旋风分离器最大效率入口气速的试验与数值模拟研究

The performances of cyclone separator have vital impacts on fluidization processes productions. The inlet gas velocity affects cyclone performances significantly. The cyclone efficiency will not be best, unless operated near the maximum efficiency inlet gas velocity (MEIGV). Because of the unclear reason for MEIGV phenomenon, the design of inlet gas velocity depends on experiences significantly. However, old experiences are not always suitable for new conditions. Therefore, the cyclone can not reach its full efficiency. By Computational Fluid Dynamics simulation and experiment, the proposed research will explore two relationships at various combinations of gas inlet and outlet dimensions, cylinder diameters and particle characters. One is between inlet gas velocity and processing vortex core (PVC) phenomenon characters, such as amplitude and frequency. The other is between PVC phenomenon characters and the quantity of particle re-entrainment. As a result, the physical mechanisms injuring separation efficiency is clarified, which is aggravated the PVC phenomenon caused by increasing inlet gas velocity makes more particle captured by cyclone wall escape. According to the principles of compromise in competition, the research simulates the compromise of two dominant mechanisms. One is improved centrifugal force caused by increasing inlet gas velocity enhance particle capture. The other is aggravated the PVC phenomenon caused by increasing inlet gas velocity makes the particle captured by cyclone wall escape more significantly. The research is aimed at establishing calculation methods for maximum efficiency inlet gas velocity, and thereby significant enhancing the cyclone performances in industry.

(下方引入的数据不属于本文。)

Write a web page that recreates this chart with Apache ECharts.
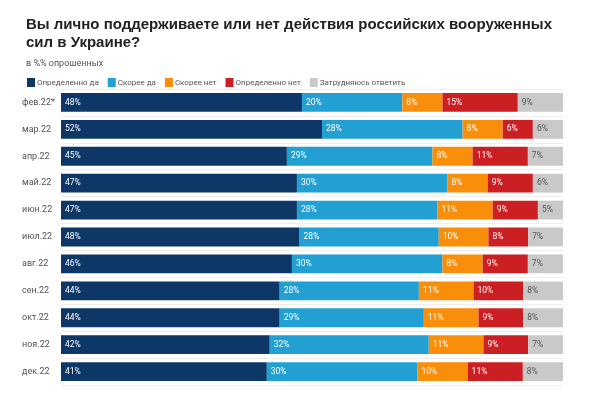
<!DOCTYPE html>
<html>
<head>
<meta charset="utf-8">
<script src="https://cdn.jsdelivr.net/npm/echarts@6/dist/echarts.min.js"></script>
<style>
  html, body { margin: 0; padding: 0; background: #fff; }
  #chart { width: 600px; height: 397px; }
</style>
</head>
<body>
<div id="chart"></div>
<script>
var months = ['фев.22*', 'мар.22', 'апр.22', 'май.22', 'июн.22', 'июл.22', 'авг.22', 'сен.22', 'окт.22', 'ноя.22', 'дек.22'];
var names = ['Определенно да', 'Скорее да', 'Скорее нет', 'Определенно нет', 'Затрудняюсь ответить'];
var definitelyYes = [48, 52, 45, 47, 47, 48, 46, 44, 44, 42, 41];
var ratherYes     = [20, 28, 29, 30, 28, 28, 30, 28, 29, 32, 30];
var ratherNo      = [8, 8, 8, 8, 11, 10, 8, 11, 11, 11, 10];
var definitelyNo  = [15, 6, 11, 9, 9, 8, 9, 10, 9, 9, 11];
var hardToSay     = [9, 6, 7, 6, 5, 7, 7, 8, 8, 7, 8];

var colors = ['#0c3766', '#22a0d3', '#f98e0a', '#cc1f24', '#c9c9c9'];
var labelColors = ['#ffffff', '#ffffff', '#ffffff', '#ffffff', '#555555'];
var all = [definitelyYes, ratherYes, ratherNo, definitelyNo, hardToSay];

// суммы по строкам, чтобы бары доходили до 100%
var totals = months.map(function (m, i) {
    return all.reduce(function (s, arr) { return s + arr[i]; }, 0);
});

var chart = echarts.init(document.getElementById('chart'));
var series = all.map(function (arr, k) {
    return {
        name: names[k],
        type: 'bar',
        stack: 'total',
        barCategoryGap: '30%',
        itemStyle: { color: colors[k] },
        label: {
            show: true,
            position: 'insideLeft',
            distance: 4,
            color: labelColors[k],
            fontSize: 8.5,
            fontFamily: 'Roboto',
            formatter: function (p) { return arr[p.dataIndex] + '%'; }
        },
        data: arr.map(function (v, i) { return v / totals[i] * 100; })
    };
});

chart.setOption({
    animation: false,
    textStyle: { fontFamily: 'Roboto' },
    title: {
        text: 'Вы лично поддерживаете или нет действия российских вооруженных\nсил в Украине?',
        left: 21,
        top: 11,
        textStyle: { fontSize: 15, fontWeight: 'bold', color: '#222', lineHeight: 18, fontFamily: 'Liberation Sans' },
        subtext: 'в %% опрошенных',
        subtextStyle: { fontSize: 9, color: '#555' },
        itemGap: 7
    },
    legend: {
        data: names,
        left: 22,
        top: 73,
        icon: 'rect',
        itemWidth: 8,
        itemHeight: 9,
        itemGap: 9,
        textStyle: { fontSize: 8, color: '#555', padding: [0, 0, 0, -3] }
    },
    grid: { left: 61, right: 37, top: 89, bottom: 12 },
    xAxis: {
        type: 'value',
        min: 0,
        max: 100,
        show: false
    },
    yAxis: {
        type: 'category',
        data: months,
        inverse: true,
        axisLine: { show: false },
        axisTick: { show: false },
        splitLine: { show: true, lineStyle: { color: '#eeeeee', width: 1 } },
        axisLabel: { align: 'left', margin: 39, fontSize: 9, color: '#555' }
    },
    series: series
});
</script>
</body>
</html>
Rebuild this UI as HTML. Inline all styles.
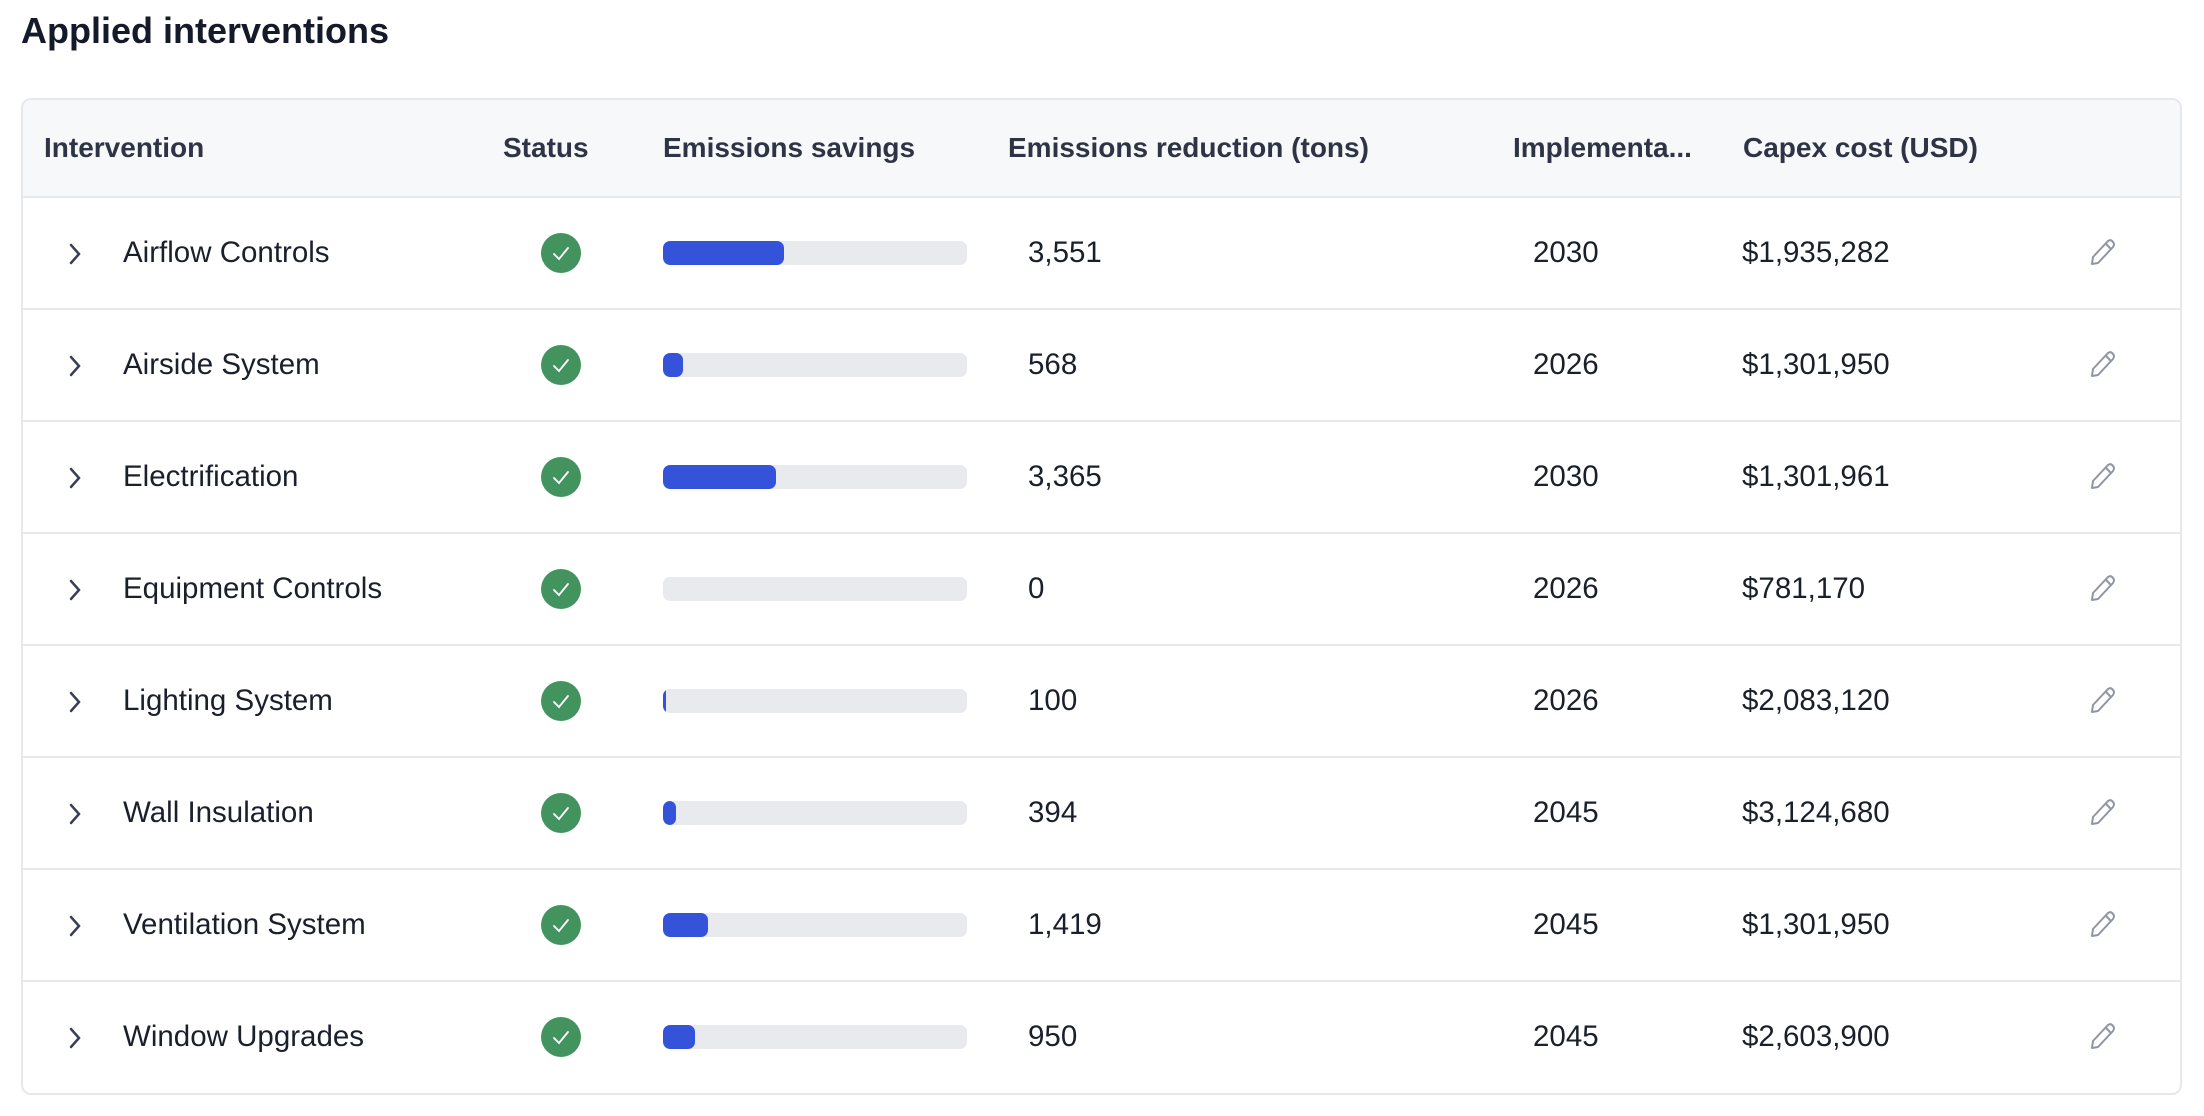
<!DOCTYPE html>
<html><head><style>
body{margin:0;width:2204px;height:1116px;background:#fff;font-family:"Liberation Sans",sans-serif;color:#1a1f2c;position:relative;overflow:hidden}
h1{position:absolute;left:21px;top:10px;margin:0;font-size:36px;font-weight:bold;color:#141a29}
.box{position:absolute;left:21px;top:98px;width:2157px;height:993px;border:2px solid #e6e8ec;border-radius:10px;overflow:hidden}
.hdr{position:absolute;left:0;top:0;width:100%;height:96px;background:#f7f8fa;border-bottom:2px solid #e6e8ec}
.t{position:absolute;font-size:29.5px;white-space:nowrap;transform:translateY(-50%)}
.h{font-weight:bold;color:#2e3446;font-size:28px}
.row{position:absolute;left:0;width:100%;height:110px;border-bottom:2px solid #e8e9ec}
.chk{position:absolute;width:40px;height:40px;border-radius:50%;background:#42935d;left:518px;top:35px}
.bar{position:absolute;left:640px;top:43px;width:304px;height:24px;background:#e9eaee;border-radius:7px;overflow:hidden}
.bar i{position:absolute;left:0;top:0;height:24px;background:#3552db;border-radius:7px}
</style></head><body>
<h1>Applied interventions</h1>
<div class="box">
<div class="hdr">
<span class="t h" style="left:21px;top:48px">Intervention</span>
<span class="t h" style="left:480px;top:48px">Status</span>
<span class="t h" style="left:640px;top:48px">Emissions savings</span>
<span class="t h" style="left:985px;top:48px">Emissions reduction (tons)</span>
<span class="t h" style="left:1490px;top:48px">Implementa...</span>
<span class="t h" style="left:1720px;top:48px">Capex cost (USD)</span>
</div>
<div id="rows"></div>
</div>
<script>
var d=[["Airflow Controls","3,551","2030","$1,935,282",121],["Airside System","568","2026","$1,301,950",20],["Electrification","3,365","2030","$1,301,961",113],["Equipment Controls","0","2026","$781,170",0],["Lighting System","100","2026","$2,083,120",3],["Wall Insulation","394","2045","$3,124,680",13],["Ventilation System","1,419","2045","$1,301,950",45],["Window Upgrades","950","2045","$2,603,900",32]];
var h="";
d.forEach(function(r,i){var top=96+i*112;
h+='<div class="row" style="top:'+(top+2)+'px;'+(i==7?'border-bottom:none':'')+'">'+
'<svg style="position:absolute;left:44px;top:44px" width="16" height="24"><path d="M4 3 L12 12 L4 21" fill="none" stroke="#3a4054" stroke-width="2.5" stroke-linecap="round"/></svg>'+
'<span class="t" style="left:100px;top:55px">'+r[0]+'</span>'+
'<div class="chk"><svg width="40" height="40"><path d="M13 21 L18 26 L27 15" fill="none" stroke="#fff" stroke-width="1.8" stroke-linecap="round"/></svg></div>'+
'<div class="bar">'+(r[4]?'<i style="width:'+r[4]+'px"></i>':'')+'</div>'+
'<span class="t" style="left:1005px;top:55px">'+r[1]+'</span>'+
'<span class="t" style="left:1510px;top:55px">'+r[2]+'</span>'+
'<span class="t" style="left:1719px;top:55px">'+r[3]+'</span>'+
'<svg style="position:absolute;left:2063px;top:39px" width="32" height="32"><path d="M6 27 L7 20 L22 4 Q25 2 27 5 Q29 7 27 10 L12 26 Z M20 7 L25 12" fill="none" stroke="#8f95a3" stroke-width="2" stroke-linejoin="round"/></svg>'+
'</div>';});
document.getElementById("rows").innerHTML=h;
</script>
</body></html>
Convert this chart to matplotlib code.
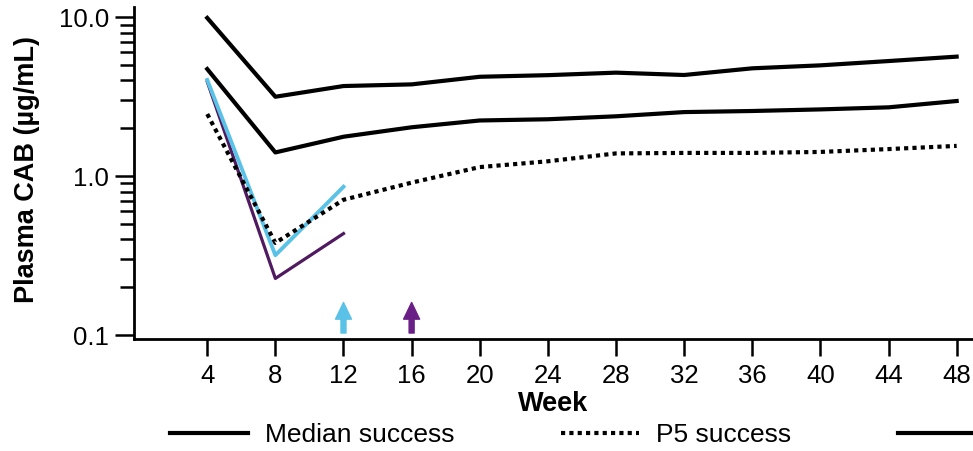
import numpy as np
import matplotlib.pyplot as plt
from matplotlib.ticker import FixedLocator, LogLocator, NullFormatter, FixedFormatter

plt.rcParams['font.family'] = ['Liberation Sans', 'DejaVu Sans']

# simulated concentrations (ug/mL) by week
weeks = [4, 8, 12, 16, 20, 24, 28, 32, 36, 40, 44, 48]
p95_success = [9.9, 3.16, 3.69, 3.78, 4.22, 4.32, 4.48, 4.33, 4.77, 4.98, 5.30, 5.65]
median_success = [4.72, 1.41, 1.77, 2.03, 2.24, 2.28, 2.38, 2.53, 2.57, 2.63, 2.71, 2.97]
p5_success = [2.46, 0.38, 0.71, 0.91, 1.14, 1.24, 1.39, 1.40, 1.40, 1.42, 1.48, 1.55]

# two individual participants
ppt_weeks = [4, 8, 12]
ppt_cyan = [4.03, 0.318, 0.857]
ppt_purple = [3.93, 0.227, 0.435]
arrow_weeks = [12, 16]

cyan = '#5bc2e7'
purple = '#4f1a60'
purple_arrow = '#6a1f86'

fig = plt.figure(figsize=(9.73, 4.51), dpi=100)
ax = fig.add_axes([134 / 973, 1 - 339 / 451, 1 - 134 / 973, (339 - 7) / 451])

ax.plot(ppt_weeks, ppt_purple, color=purple, lw=2.3)
ax.plot(ppt_weeks, ppt_cyan, color=cyan, lw=2.8)
ax.plot(weeks, median_success, color='black', lw=3, label='Median success')
ax.plot(weeks, p5_success, color='black', lw=3, linestyle=(0, (1, 1)),
        dash_capstyle='butt', label='P5 success')
ax.plot(weeks, p95_success, color='black', lw=3, label='P95 success')

# arrows marking time points
for wk, col in zip(arrow_weeks, [cyan, purple_arrow]):
    ax.annotate('', xy=(wk, 0.11), xytext=(wk, 0.018),
                xycoords=ax.get_xaxis_transform(),
                arrowprops=dict(width=3.6, headwidth=11.5, headlength=12,
                                color=col, shrink=0))

ax.set_yscale('log')
ax.set_ylim(0.0944, 11.6)
ax.set_xlim(-0.3, 48.96)

ax.yaxis.set_major_locator(FixedLocator([0.1, 1, 10]))
ax.yaxis.set_major_formatter(FixedFormatter(['0.1', '1.0', '10.0']))
ax.yaxis.set_minor_locator(LogLocator(base=10, subs=np.arange(2, 10)))
ax.yaxis.set_minor_formatter(NullFormatter())
ax.set_xticks(weeks)

for s in ['top', 'right']:
    ax.spines[s].set_visible(False)
for s in ['left', 'bottom']:
    ax.spines[s].set_linewidth(2)

ax.tick_params(axis='y', which='major', length=14, width=1.8, labelsize=18.5, pad=4)
ax.tick_params(axis='y', which='minor', length=10, width=1.8)
ax.tick_params(axis='x', length=12, width=1.8, labelsize=18.5, pad=6)

ax.set_ylabel('Plasma CAB (µg/mL)', fontsize=19.5, fontweight='bold')
ax.yaxis.set_label_coords(-0.112, 0.512)
ax.set_xlabel('Week', fontsize=19.5, fontweight='bold', labelpad=2)

fig.legend(loc='center left', bbox_to_anchor=(170 / 973, 1 - 435 / 451),
           ncol=3, frameon=False, fontsize=19, handlelength=2.95,
           handletextpad=0.64, columnspacing=4.05, borderpad=0, borderaxespad=0)

fig.savefig('out.png', dpi=100)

旋风分离器性能的优劣对流态化工业装置的安全生产，经济和环境效益的保护意义重大。入口气速显著影响旋风分离器的性能，只有在最大效率入口气速附近操作分离效率才会最佳。由于对该现象的形成机理认识不足，目前预测最大效率入口气速离不开经验，设计时会因为经验的局限而未能充分考虑实际工况条件，影响旋风分离器性能的充分发挥。本申请用数值模拟和实验方法，重点研究在不同进、排气口尺寸，分离器直径，颗粒自身特性条件下，入口气速、涡核旋转频率和摆动幅值、颗粒返混情况之间的关系，揭示涡核动态行为对颗粒返混情况的影响规律，阐明入口气速增加强化内流场的非稳态性加剧颗粒逃逸这一损害分离效率的物理机制。根据“主导机制在竞争中协调”这一物理原理，分析入口气速提升增强离心作用促进颗粒捕集与入口气速增加强化内流场的非稳态性加剧颗粒逃逸两项主导机制在竞争中的协调关系，构建最大效率入口气速的预测模型，为优化设计旋风分离器提供科学依据。

旋风分离器性能的优劣对流态化工业装置的安全生产，经济和环境效益的保护意义重大。入口气速显著影响旋风分离器的性能，只有在最大效率入口气速附近操作分离效率才会最佳。由于对该现象的形成机理认识不足，目前预测最大效率入口气速离不开经验，设计时会因为经验的局限而未能充分考虑实际条件，影响旋风分离器性能的充分发挥。.了解最大效率入口气速现象的机理，关键在于理解为何过高的入口气速会损害效率。研究表明，旋进涡核是造成颗粒返混从而损害效率的重要因素之一。因此，重点探索入口气速——涡核旋转特性——颗粒返混量三者之间的关系。涡核旋转特性由旋转频率与涡核偏离分离器几何中心的距离两个参数衡量，二者随入口气速的变化规律是本课题的主要研究内容。由于最大效率入口气速受分离器的入口结构影响，进一步研究了进口尺寸、排气管尺寸、分离器直径对涡核旋转特性的影响。归纳总结上述研究发现，分离器内径向汇流的能量对涡核旋转特性有重要影响，当径向汇流的能量超过入口总能量的14%时，涡核摆动明显，无论径向汇流的能量是因结构参数而变化还是因操作条件而变化。.上述研究发现，在排尘口安装圆锥可以有效限制旋进涡核。分析带有稳涡结构的旋风分离器内的颗粒跑损情况，再与无稳涡结构的旋风分离器对比，归纳涡核旋转频率和偏心距对颗粒返混量的影响。综合上述研究结果，归纳入口气速与因旋进涡核造成的颗粒跑损量之间的数学关系。除旋进涡核，随短路流逃逸是颗粒跑损的另一重要因素。通过追踪颗粒，构建入口气速与因短路流跑损的颗粒量之间的数学关系。二者加合后即可构建入口气速与分离效率之间的数学关系式。据此，将效率对入口气速求导，取其极大值，即得到最大效率入口气速的表达式。.本项目的研究成果有助于理解最大效率入口气速的形成机理，在旋进涡核形成原因方面提出了新见解。归纳出的最大效率入口气速计算方法对旋风分离器的优化设计有应用价值。相关拓展研究为旋风分离技术发展提供新思路。